▶ _Required work_
Using the listing below, give again exactly the lines from the line with "What D3.js code" to the line with "var yTicks = [0, 500, 1000, 1500, 2000, 2500, 3000, 3500];", inclusive, without the pictures.

# start of Extracted information

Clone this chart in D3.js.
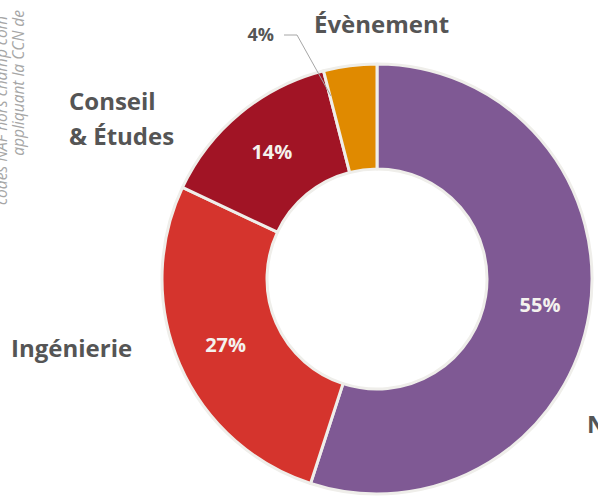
<!DOCTYPE html>
<html><head><meta charset="utf-8">
<script src="https://cdn.jsdelivr.net/npm/d3@7"></script>
<style>html,body{margin:0;padding:0;background:#fff;}svg{display:block;}</style>
</head><body>
<script>
const categories = ["Numérique", "Ingénierie", "Conseil & Études", "Évènement"];
const values = [55, 27, 14, 4];
const pctLabels = ["55%", "27%", "14%", "4%"];
const colors = ["#7F5994", "#D5342D", "#A11425", "#E08A00"];
const noteLines = ["codes NAF hors champ com", "appliquant la CCN de"];

const W = 598, H = 502;
const cx = 377, cy = 279, rOuter = 215, rInner = 110;

const svg = d3.select("body").append("svg").attr("width", W).attr("height", H);

const pie = d3.pie().sort(null).value(d => d).startAngle(0).endAngle(2 * Math.PI);
const arcs = pie(values);
const arc = d3.arc().innerRadius(rInner).outerRadius(rOuter);
const labelArc = d3.arc().innerRadius(162).outerRadius(168);

const g = svg.append("g").attr("transform", `translate(${cx},${cy})`);
g.selectAll("path.slice").data(arcs).enter().append("path")
  .attr("class", "slice")
  .attr("d", arc)
  .attr("fill", (d, i) => colors[i])
  .attr("stroke", "#EFEEEA")
  .attr("stroke-width", 3)
  .attr("stroke-linejoin", "round");

g.selectAll("text.pct").data(arcs.slice(0, 3)).enter().append("text")
  .attr("class", "pct")
  .attr("x", d => labelArc.centroid(d)[0])
  .attr("y", d => labelArc.centroid(d)[1] + 7)
  .attr("text-anchor", "middle")
  .attr("font-family", "Open Sans, sans-serif")
  .attr("font-weight", "bold")
  .attr("font-size", 20)
  .attr("fill", "#F4F2EE")
  .text((d, i) => pctLabels[i]);

const labelFont = "Open Sans, sans-serif";
const labelColor = "#555555";

svg.append("polyline")
  .attr("points", "284,35 297,35 331,96")
  .attr("fill", "none").attr("stroke", "#A6A6A6").attr("stroke-width", 1);
svg.append("text").attr("x", 274).attr("y", 41).attr("text-anchor", "end")
  .attr("font-family", labelFont).attr("font-weight", "bold").attr("font-size", 18)
  .attr("fill", labelColor).text(pctLabels[3]);
svg.append("text").attr("x", 314).attr("y", 33)
  .attr("font-family", labelFont).attr("font-weight", "bold").attr("font-size", 24)
  .attr("fill", labelColor).text(categories[3]);

const ce = svg.append("text").attr("font-family", labelFont).attr("font-weight", "bold")
  .attr("font-size", 24).attr("fill", labelColor);
ce.append("tspan").attr("x", 69).attr("y", 110).text("Conseil");
ce.append("tspan").attr("x", 69).attr("y", 145).text("& Études");

svg.append("text").attr("x", 11).attr("y", 357)
  .attr("font-family", labelFont).attr("font-weight", "bold").attr("font-size", 24)
  .attr("fill", labelColor).text(categories[1]);

svg.append("text").attr("x", 587).attr("y", 433)
  .attr("font-family", labelFont).attr("font-weight", "bold").attr("font-size", 24)
  .attr("fill", labelColor).text(categories[0]);

const note = svg.append("g");
note.append("text").attr("transform", "translate(7,205) rotate(-90)")
  .attr("text-anchor", "start")
  .attr("font-family", labelFont).attr("font-style", "italic").attr("font-size", 15.5)
  .attr("fill", "#A6A6A6").text(noteLines[0]);
note.append("text").attr("transform", "translate(24,10) rotate(-90)")
  .attr("text-anchor", "end")
  .attr("font-family", labelFont).attr("font-style", "italic").attr("font-size", 15.5)
  .attr("fill", "#A6A6A6").text(noteLines[1]);
</script>
</body></html>
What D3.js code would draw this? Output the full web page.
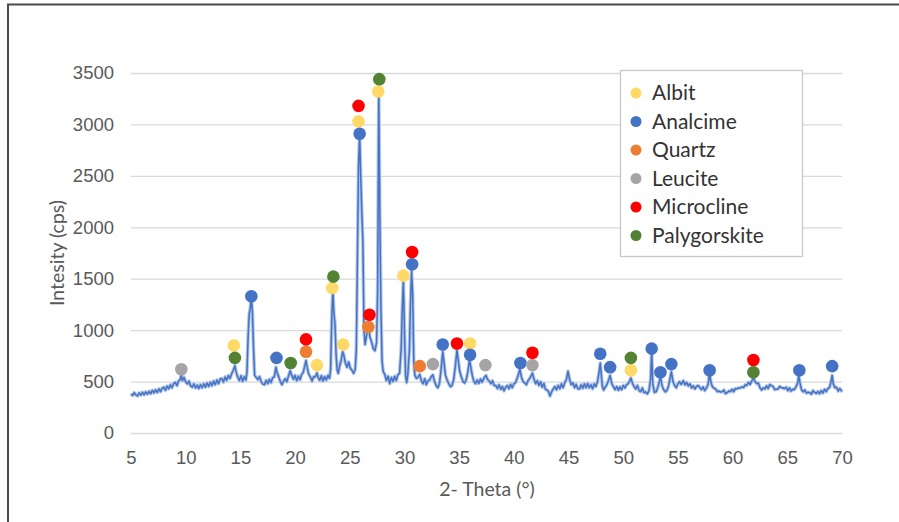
<!DOCTYPE html>
<html>
<head>
<meta charset="utf-8">
<script src="https://cdn.jsdelivr.net/npm/d3@7"></script>
<style>
  body { margin: 0; background: #fff; }
  svg { display: block; font-family: Lato, "Liberation Sans", sans-serif; }
</style>
</head>
<body>
<svg id="chart" width="899" height="522"></svg>
<script>

// Tick values of both axes
var xTicks = [5, 10, 15, 20, 25, 30, 35, 40, 45, 50, 55, 60, 65, 70];
var yTicks = [0, 500, 1000, 1500, 2000, 2500, 3000, 3500];

// Diffractogram, [2-theta, cps]
var scan = [
  [5.0,380],[5.15,365],[5.3,392],[5.45,370],[5.6,360],[5.75,390],[5.9,368],[6.05,395],[6.2,372],[6.35,400],
  [6.5,378],[6.65,405],[6.8,382],[6.95,415],[7.1,390],[7.25,420],[7.4,395],[7.55,428],[7.7,402],[7.85,436],
  [8.0,445],[8.15,415],[8.3,456],[8.45,430],[8.6,468],[8.75,440],[8.9,482],[9.05,492],[9.2,460],[9.35,505],
  [9.5,520],[9.6,565],[9.7,510],[9.85,540],[10.0,495],[10.15,478],[10.3,505],[10.45,458],[10.6,445],[10.75,478],
  [10.9,438],[11.05,466],[11.2,432],[11.35,470],[11.5,440],[11.65,478],[11.8,446],[11.95,486],[12.1,452],[12.25,494],
  [12.4,460],[12.55,505],[12.7,470],[12.85,515],[13.0,480],[13.15,525],[13.3,530],[13.45,495],[13.6,545],[13.75,512],
  [13.9,558],[14.05,530],[14.2,576],[14.35,610],[14.5,655],[14.6,598],[14.75,545],[14.9,510],[15.05,556],[15.2,502],
  [15.35,548],[15.5,515],[15.6,590],[15.7,920],[15.8,1150],[15.9,1210],[16.0,1310],[16.1,1180],[16.2,820],[16.3,560],
  [16.45,540],[16.6,520],[16.75,548],[16.9,500],[17.05,475],[17.2,470],[17.35,512],[17.5,480],[17.65,522],[17.8,490],
  [17.95,538],[18.1,545],[18.25,640],[18.35,590],[18.5,548],[18.65,500],[18.8,470],[18.95,505],[19.1,528],[19.25,498],
  [19.4,555],[19.55,605],[19.7,560],[19.85,522],[20.0,560],[20.15,508],[20.3,552],[20.45,518],[20.6,568],[20.75,590],
  [20.9,660],[21.0,705],[21.1,640],[21.25,570],[21.4,545],[21.55,505],[21.7,548],[21.85,545],[22.0,585],[22.1,540],
  [22.25,512],[22.4,556],[22.55,505],[22.7,548],[22.85,515],[23.0,560],[23.15,532],[23.25,620],[23.35,1100],[23.45,1400],
  [23.55,1160],[23.65,1060],[23.75,760],[23.85,610],[23.95,580],[24.05,640],[24.2,700],[24.35,790],[24.45,760],[24.6,680],
  [24.75,640],[24.9,690],[25.05,630],[25.2,610],[25.35,580],[25.5,620],[25.6,820],[25.7,1700],[25.8,2600],[25.9,2900],
  [26.0,2500],[26.1,2150],[26.2,1850],[26.3,1000],[26.4,860],[26.5,930],[26.6,980],[26.75,1000],[26.85,930],[26.95,900],
  [27.05,860],[27.15,820],[27.3,800],[27.45,880],[27.55,1400],[27.65,3320],[27.75,2100],[27.85,1200],[27.95,700],[28.05,600],
  [28.2,570],[28.35,510],[28.5,552],[28.65,480],[28.8,540],[28.95,500],[29.1,552],[29.25,510],[29.4,568],[29.55,580],
  [29.7,820],[29.8,1200],[29.9,1490],[30.0,1000],[30.1,560],[30.2,490],[30.3,560],[30.45,800],[30.55,1250],[30.65,1580],
  [30.75,1350],[30.85,700],[30.95,560],[31.1,530],[31.25,545],[31.4,570],[31.55,505],[31.7,480],[31.85,528],[32.0,470],
  [32.15,508],[32.3,515],[32.45,548],[32.6,565],[32.75,500],[32.9,460],[33.05,440],[33.2,480],[33.35,620],[33.5,790],
  [33.6,700],[33.75,560],[33.9,515],[34.05,480],[34.2,450],[34.35,462],[34.5,520],[34.65,650],[34.8,805],[34.9,720],
  [35.05,600],[35.2,545],[35.35,500],[35.5,486],[35.65,520],[35.8,600],[35.95,710],[36.05,650],[36.2,560],[36.35,500],
  [36.5,480],[36.65,515],[36.8,482],[36.95,525],[37.1,495],[37.3,540],[37.45,560],[37.6,520],[37.75,505],[37.9,480],
  [38.05,508],[38.2,462],[38.35,462],[38.5,432],[38.65,468],[38.8,425],[38.95,452],[39.1,410],[39.25,445],[39.4,462],
  [39.55,430],[39.7,472],[39.85,440],[40.0,478],[40.15,490],[40.3,530],[40.45,580],[40.55,620],[40.7,540],[40.85,500],
  [41.0,486],[41.15,470],[41.3,510],[41.45,530],[41.6,560],[41.7,583],[41.85,520],[42.0,480],[42.15,508],[42.3,462],
  [42.45,498],[42.6,445],[42.75,482],[42.9,422],[43.05,418],[43.2,395],[43.3,360],[43.45,400],[43.6,428],[43.75,452],
  [43.9,420],[44.05,462],[44.2,430],[44.35,478],[44.5,440],[44.65,488],[44.8,520],[44.95,600],[45.1,520],[45.25,470],
  [45.4,488],[45.55,440],[45.7,472],[45.85,430],[46.0,428],[46.15,468],[46.3,435],[46.45,478],[46.6,440],[46.75,482],
  [46.9,440],[47.05,468],[47.2,430],[47.35,478],[47.5,452],[47.65,500],[47.8,600],[47.9,680],[48.0,560],[48.1,450],
  [48.2,418],[48.35,445],[48.5,470],[48.65,510],[48.8,560],[48.95,480],[49.1,450],[49.25,422],[49.4,452],[49.55,415],
  [49.7,448],[49.85,420],[50.0,462],[50.15,438],[50.3,468],[50.45,480],[50.6,510],[50.7,535],[50.85,480],[51.0,450],
  [51.15,428],[51.3,462],[51.45,412],[51.6,402],[51.75,438],[51.9,392],[52.05,400],[52.2,380],[52.35,410],[52.5,520],
  [52.6,800],[52.7,480],[52.85,395],[53.0,400],[53.15,440],[53.3,500],[53.4,545],[53.55,460],[53.7,420],[53.85,400],
  [54.0,415],[54.15,460],[54.3,540],[54.4,595],[54.55,500],[54.7,460],[54.85,440],[55.0,478],[55.15,498],[55.3,472],
  [55.5,508],[55.65,468],[55.8,492],[55.95,458],[56.1,478],[56.25,438],[56.4,458],[56.55,428],[56.7,452],[56.85,462],
  [57.0,442],[57.15,422],[57.3,448],[57.45,412],[57.6,436],[57.75,470],[57.9,580],[58.0,500],[58.15,450],[58.3,435],
  [58.45,428],[58.6,402],[58.75,408],[58.9,398],[59.05,402],[59.2,418],[59.35,382],[59.5,392],[59.65,408],[59.8,402],
  [59.95,425],[60.1,402],[60.25,432],[60.4,430],[60.55,438],[60.7,438],[60.85,448],[61.0,442],[61.15,468],[61.3,462],
  [61.45,492],[61.6,472],[61.75,505],[61.9,535],[62.05,500],[62.2,480],[62.35,486],[62.5,440],[62.65,418],[62.8,438],
  [62.95,428],[63.1,458],[63.25,432],[63.4,470],[63.55,460],[63.7,452],[63.85,422],[64.0,425],[64.15,428],[64.3,452],
  [64.45,442],[64.6,438],[64.75,432],[64.9,445],[65.05,412],[65.2,438],[65.35,408],[65.5,425],[65.65,422],[65.8,450],
  [65.95,490],[66.05,560],[66.15,490],[66.3,420],[66.45,401],[66.6,418],[66.75,388],[66.9,396],[67.05,392],[67.2,378],
  [67.35,412],[67.5,394],[67.65,384],[67.8,405],[67.95,382],[68.1,412],[68.25,388],[68.4,425],[68.55,402],[68.7,432],
  [68.85,440],[69.0,500],[69.1,560],[69.2,480],[69.35,440],[69.5,445],[69.65,408],[69.8,432],[69.95,410],[70.0,418]
];

// Peak labels per phase, [2-theta, cps]
var albit = [[14.4,850],[22.0,660],[23.4,1410],[24.4,860],[25.8,3030],[27.6,3320],[29.9,1530],[36.0,870],[50.7,610]];
var analcime = [[16.0,1330],[18.3,730],[25.9,2910],[30.7,1640],[33.5,860],[36.0,760],[40.6,680],[47.9,770],
                [48.8,640],[52.6,820],[53.4,590],[54.4,670],[57.9,610],[66.1,610],[69.1,650]];
var quartz = [[21.0,790],[26.7,1030],[31.4,650]];
var leucite = [[9.6,620],[32.6,670],[37.4,660],[41.7,660]];
var microcline = [[21.0,910],[25.8,3180],[26.8,1150],[30.7,1760],[34.8,870],[41.7,780],[61.9,710]];
var palygorskite = [[14.5,730],[19.6,680],[23.5,1520],[27.7,3440],[50.7,730],[61.9,590]];

var phaseNames = ["Albit", "Analcime", "Quartz", "Leucite", "Microcline", "Palygorskite"];
var phaseColors = ["#FFD966", "#4472C4", "#ED7D31", "#A5A5A5", "#FF0000", "#548235"];
var phasePeaks = [albit, analcime, quartz, leucite, microcline, palygorskite];

var svg = d3.select("#chart");

// Frame round the whole picture
svg.append("rect")
    .attr("x", 8).attr("y", 4.5)
    .attr("width", 900).attr("height", 530)
    .attr("fill", "none")
    .attr("stroke", "#4a4a4a")
    .attr("stroke-width", 2);

var x = d3.scaleLinear().domain([5, 70]).range([131, 842]);
var y = d3.scaleLinear().domain([0, 3500]).range([433, 73]);

// Horizontal grid and y labels
var yAxis = svg.append("g")
    .attr("transform", "translate(131,0)")
    .call(d3.axisLeft(y).tickValues(yTicks).tickFormat(d3.format("d"))
        .tickSize(-(842 - 131)).tickPadding(17));
yAxis.select(".domain").remove();
yAxis.selectAll("line").attr("stroke", "#d9d9d9").attr("stroke-width", 1.3);
yAxis.selectAll("text").attr("fill", "#595959").style("font-size", "18.5px");

var xAxis = svg.append("g")
    .attr("transform", "translate(0,433)")
    .call(d3.axisBottom(x).tickValues(xTicks).tickSize(0).tickPadding(18));
xAxis.select(".domain").remove();
xAxis.selectAll("text").attr("fill", "#595959").style("font-size", "18.5px");

// Axis titles
svg.append("text")
    .attr("transform", "translate(64,253) rotate(-90)")
    .attr("text-anchor", "middle")
    .attr("fill", "#595959")
    .style("font-size", "19.5px")
    .text("Intesity (cps)");

svg.append("text")
    .attr("x", 487).attr("y", 496)
    .attr("text-anchor", "middle")
    .attr("fill", "#595959")
    .style("font-size", "19.5px")
    .text("2- Theta (°)");

// The scan, a soft halo first then the line itself
var line = d3.line().x(d => x(d[0])).y(d => y(d[1]));

svg.append("path")
    .datum(scan)
    .attr("d", line)
    .attr("fill", "none")
    .attr("stroke", "#b4c7e7")
    .attr("stroke-width", 3.6)
    .attr("stroke-linejoin", "round");

svg.append("path")
    .datum(scan)
    .attr("d", line)
    .attr("fill", "none")
    .attr("stroke", "#4472C4")
    .attr("stroke-width", 1.5)
    .attr("stroke-linejoin", "round");

// Phase markers
for (var i = 0; i < phasePeaks.length; i++) {
    svg.append("g")
        .selectAll("circle")
        .data(phasePeaks[i])
        .join("circle")
            .attr("cx", d => x(d[0]))
            .attr("cy", d => y(d[1]))
            .attr("r", 6.3)
            .attr("fill", phaseColors[i]);
}

// Legend
var legend = svg.append("g");

legend.append("rect")
    .attr("x", 620.5).attr("y", 70.5)
    .attr("width", 182).attr("height", 186)
    .attr("fill", "#fff")
    .attr("stroke", "#c8c8c8")
    .attr("stroke-width", 1.3);

var rows = legend.selectAll("g.row")
    .data(phaseNames)
    .join("g")
        .attr("class", "row")
        .attr("transform", (d, i) => "translate(0," + (93 + i * 28.5) + ")");

rows.append("circle")
    .attr("cx", 636).attr("cy", 0)
    .attr("r", 5.5)
    .attr("fill", (d, i) => phaseColors[i]);

rows.append("text")
    .attr("x", 652).attr("y", 0)
    .attr("dy", "0.35em")
    .attr("fill", "#333")
    .style("font-size", "21px")
    .text(d => d);

</script>
</body>
</html>
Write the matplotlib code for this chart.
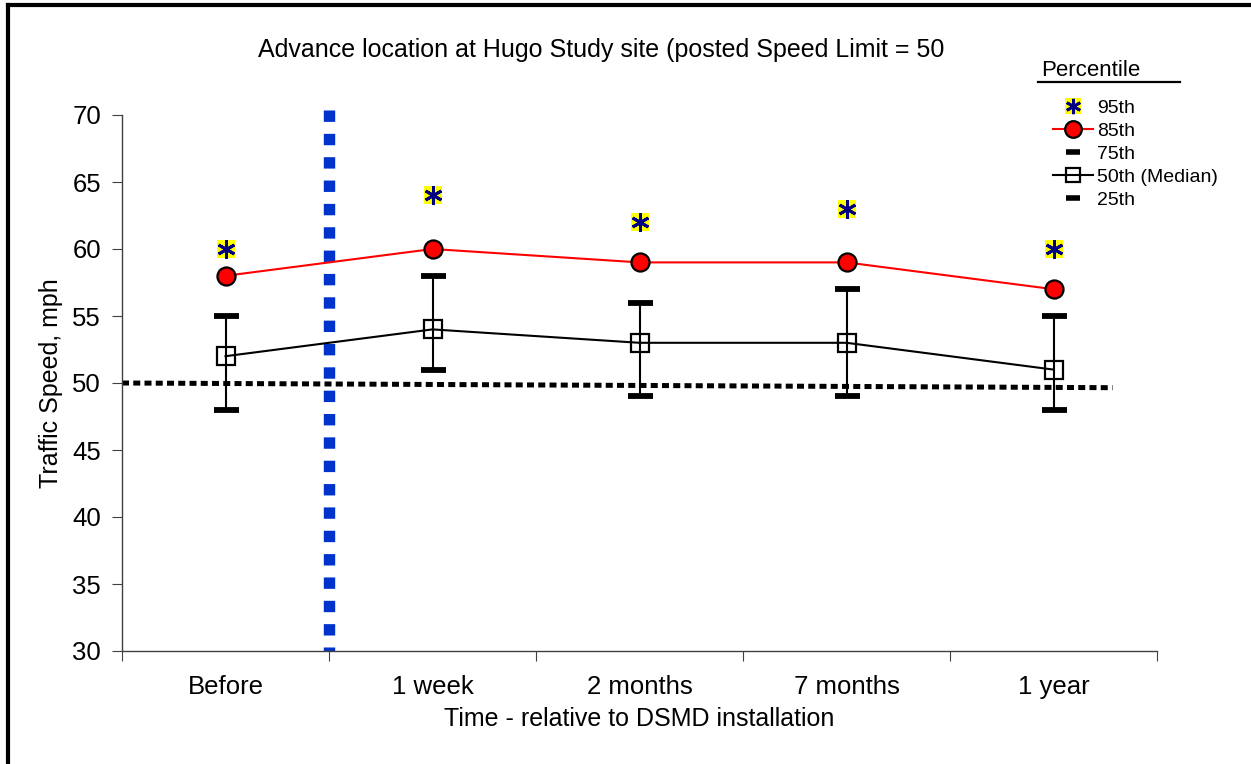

# end of Extracted information

▶ _Final result_
What D3.js code would draw this? Output the full web page.
<!DOCTYPE html>
<html>
<head>
<meta charset="utf-8">
<script src="https://cdn.jsdelivr.net/npm/d3@7"></script>
<style>
  body { margin: 0; background: #fff; }
  svg { display: block; font-family: Lato, "Liberation Sans", sans-serif; }
</style>
</head>
<body>
<svg id="chart" width="899" height="522"></svg>
<script>

// Tick values of both axes
var xTicks = [5, 10, 15, 20, 25, 30, 35, 40, 45, 50, 55, 60, 65, 70];
var yTicks = [0, 500, 1000, 1500, 2000, 2500, 3000, 3500];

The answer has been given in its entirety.